BEGIN Supplied records

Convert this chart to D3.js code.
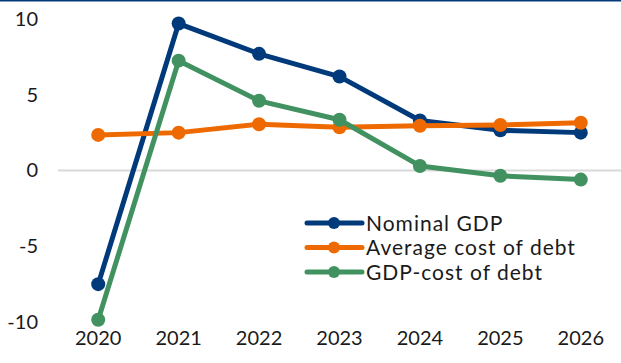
<!DOCTYPE html>
<html>
<head>
<meta charset="utf-8">
<script src="https://cdn.jsdelivr.net/npm/d3@7"></script>
<style>
  html, body { margin: 0; padding: 0; background: #fff; }
  svg { display: block; }
  text { font-family: Lato, "Noto Sans", sans-serif; fill: #1a1a1a; }
</style>
</head>
<body>
<svg id="chart" width="621" height="363"></svg>
<script>
// Growth of nominal GDP versus the average cost of government debt (%)
const years = ["2020", "2021", "2022", "2023", "2024", "2025", "2026"];
const nominalGDP = [-7.5, 9.7, 7.7, 6.2, 3.3, 2.65, 2.5];
const avgCostOfDebt = [2.35, 2.5, 3.05, 2.85, 2.95, 3.0, 3.15];
const gdpMinusCost = [-9.85, 7.25, 4.6, 3.35, 0.3, -0.35, -0.6];
const yTicks = [-10, -5, 0, 5, 10];

const seriesList = [
  { name: "Nominal GDP", values: nominalGDP, color: "#003A7A" },
  { name: "Average cost of debt", values: avgCostOfDebt, color: "#EE6A00" },
  { name: "GDP-cost of debt", values: gdpMinusCost, color: "#419260" }
];

const W = 621, H = 363;
const margin = { top: 19, right: 0, bottom: 41, left: 58 };
const svg = d3.select("#chart");

// top rule
svg.append("rect").attr("x", 0).attr("y", 0).attr("width", W).attr("height", 1.5)
  .attr("fill", "#003A7A");

const x = d3.scaleBand().domain(years).range([margin.left, W - margin.right]);
const y = d3.scaleLinear().domain([-10, 10]).range([H - margin.bottom, margin.top]);
const cx = d => x(d) + x.bandwidth() / 2;

// zero line
svg.append("line")
  .attr("x1", margin.left).attr("x2", W - margin.right)
  .attr("y1", y(0)).attr("y2", y(0))
  .attr("stroke", "#d9d9d9").attr("stroke-width", 2);

// y axis labels (plain hyphen for negatives)
const yAxis = d3.axisLeft(y).tickValues(yTicks).tickSize(0).tickPadding(0)
  .tickFormat(d => String(d));
const gy = svg.append("g").attr("transform", `translate(38,0)`).call(yAxis);
gy.select(".domain").remove();
gy.selectAll("text").style("font-size", "20px").attr("fill", "#1a1a1a")
  .style("font-family", "Lato, 'Noto Sans', sans-serif");

// x axis labels
const xAxis = d3.axisBottom(x).tickSize(0).tickPadding(0);
const gx = svg.append("g").attr("transform", `translate(0,${H - 24})`).call(xAxis);
gx.select(".domain").remove();
gx.selectAll("text").style("font-size", "20px").attr("fill", "#1a1a1a")
  .attr("dy", "0.3em")
  .style("font-family", "Lato, 'Noto Sans', sans-serif");

// series lines and markers
const line = d3.line().x((d, i) => cx(years[i])).y(d => y(d));
seriesList.forEach(s => {
  const g = svg.append("g");
  g.append("path").datum(s.values)
    .attr("d", line)
    .attr("fill", "none")
    .attr("stroke", s.color)
    .attr("stroke-width", 5)
    .attr("stroke-linejoin", "round");
  g.selectAll("circle").data(s.values).join("circle")
    .attr("cx", (d, i) => cx(years[i]))
    .attr("cy", d => y(d))
    .attr("r", 7)
    .attr("fill", s.color);
});

// legend
const legend = svg.append("g").attr("transform", "translate(307,223)");
seriesList.forEach((s, i) => {
  const row = legend.append("g").attr("transform", `translate(0,${i * 24.5})`);
  row.append("line").attr("x1", 0).attr("x2", 55).attr("y1", 0).attr("y2", 0)
    .attr("stroke", s.color).attr("stroke-width", 5).attr("stroke-linecap", "round");
  row.append("circle").attr("cx", 27).attr("cy", 0).attr("r", 6).attr("fill", s.color);
  row.append("text").attr("x", 59).attr("y", 0).attr("dy", "0.36em")
    .style("font-size", "21px").style("letter-spacing", "1px").text(s.name);
});
</script>
</body>
</html>
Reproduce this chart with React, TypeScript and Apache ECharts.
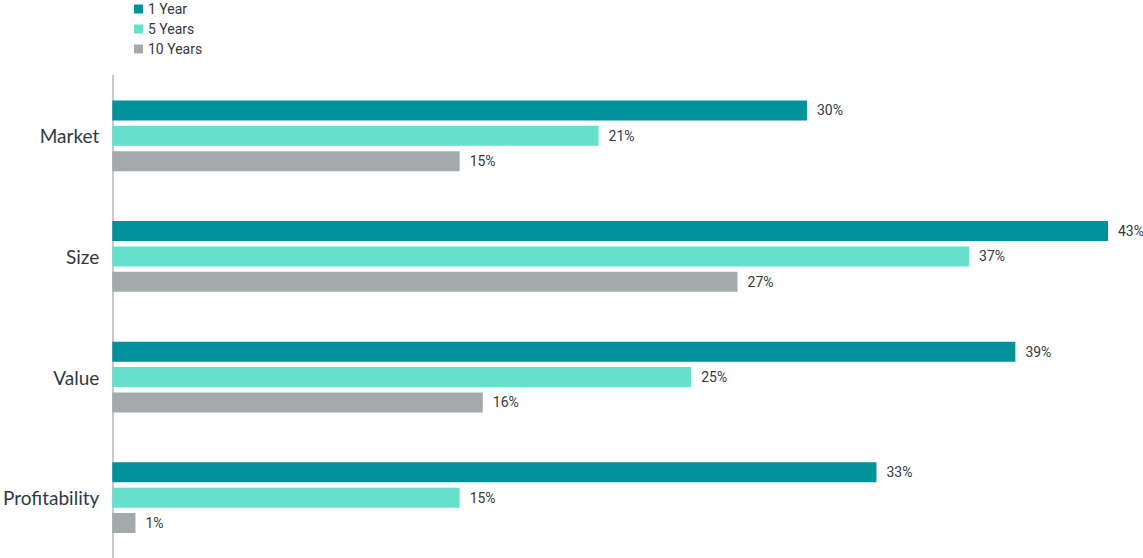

END Supplied records

Word for word, quote the lines above. Omit the pictures.

# Expected answer:
Convert this chart to D3.js code.
<!DOCTYPE html>
<html>
<head>
<meta charset="utf-8">
<script src="https://cdn.jsdelivr.net/npm/d3@7"></script>
<style>
  html, body { margin: 0; padding: 0; background: #fff; }
  svg { display: block; }
  text { font-family: Lato, "Noto Sans", sans-serif; fill: #1a1a1a; }
</style>
</head>
<body>
<svg id="chart" width="621" height="363"></svg>
<script>
// Growth of nominal GDP versus the average cost of government debt (%)
const years = ["2020", "2021", "2022", "2023", "2024", "2025", "2026"];
const nominalGDP = [-7.5, 9.7, 7.7, 6.2, 3.3, 2.65, 2.5];
const avgCostOfDebt = [2.35, 2.5, 3.05, 2.85, 2.95, 3.0, 3.15];
const gdpMinusCost = [-9.85, 7.25, 4.6, 3.35, 0.3, -0.35, -0.6];
const yTicks = [-10, -5, 0, 5, 10];

const seriesList = [
  { name: "Nominal GDP", values: nominalGDP, color: "#003A7A" },
  { name: "Average cost of debt", values: avgCostOfDebt, color: "#EE6A00" },
  { name: "GDP-cost of debt", values: gdpMinusCost, color: "#419260" }
];

const W = 621, H = 363;
const margin = { top: 19, right: 0, bottom: 41, left: 58 };
const svg = d3.select("#chart");

// top rule
svg.append("rect").attr("x", 0).attr("y", 0).attr("width", W).attr("height", 1.5)
  .attr("fill", "#003A7A");

const x = d3.scaleBand().domain(years).range([margin.left, W - margin.right]);
const y = d3.scaleLinear().domain([-10, 10]).range([H - margin.bottom, margin.top]);
const cx = d => x(d) + x.bandwidth() / 2;

// zero line
svg.append("line")
  .attr("x1", margin.left).attr("x2", W - margin.right)
  .attr("y1", y(0)).attr("y2", y(0))
  .attr("stroke", "#d9d9d9").attr("stroke-width", 2);

// y axis labels (plain hyphen for negatives)
const yAxis = d3.axisLeft(y).tickValues(yTicks).tickSize(0).tickPadding(0)
  .tickFormat(d => String(d));
const gy = svg.append("g").attr("transform", `translate(38,0)`).call(yAxis);
gy.select(".domain").remove();
gy.selectAll("text").style("font-size", "20px").attr("fill", "#1a1a1a")
  .style("font-family", "Lato, 'Noto Sans', sans-serif");

// x axis labels
const xAxis = d3.axisBottom(x).tickSize(0).tickPadding(0);
const gx = svg.append("g").attr("transform", `translate(0,${H - 24})`).call(xAxis);
gx.select(".domain").remove();
gx.selectAll("text").style("font-size", "20px").attr("fill", "#1a1a1a")
  .attr("dy", "0.3em")
  .style("font-family", "Lato, 'Noto Sans', sans-serif");

// series lines and markers
const line = d3.line().x((d, i) => cx(years[i])).y(d => y(d));
seriesList.forEach(s => {
  const g = svg.append("g");
  g.append("path").datum(s.values)
    .attr("d", line)
    .attr("fill", "none")
    .attr("stroke", s.color)
    .attr("stroke-width", 5)
    .attr("stroke-linejoin", "round");
  g.selectAll("circle").data(s.values).join("circle")
    .attr("cx", (d, i) => cx(years[i]))
    .attr("cy", d => y(d))
    .attr("r", 7)
    .attr("fill", s.color);
});

// legend
const legend = svg.append("g").attr("transform", "translate(307,223)");
seriesList.forEach((s, i) => {
  const row = legend.append("g").attr("transform", `translate(0,${i * 24.5})`);
  row.append("line").attr("x1", 0).attr("x2", 55).attr("y1", 0).attr("y2", 0)
    .attr("stroke", s.color).attr("stroke-width", 5).attr("stroke-linecap", "round");
  row.append("circle").attr("cx", 27).attr("cy", 0).attr("r", 6).attr("fill", s.color);
  row.append("text").attr("x", 59).attr("y", 0).attr("dy", "0.36em")
    .style("font-size", "21px").style("letter-spacing", "1px").text(s.name);
});
</script>
</body>
</html>
Reproduce this chart with React, TypeScript and Apache ECharts.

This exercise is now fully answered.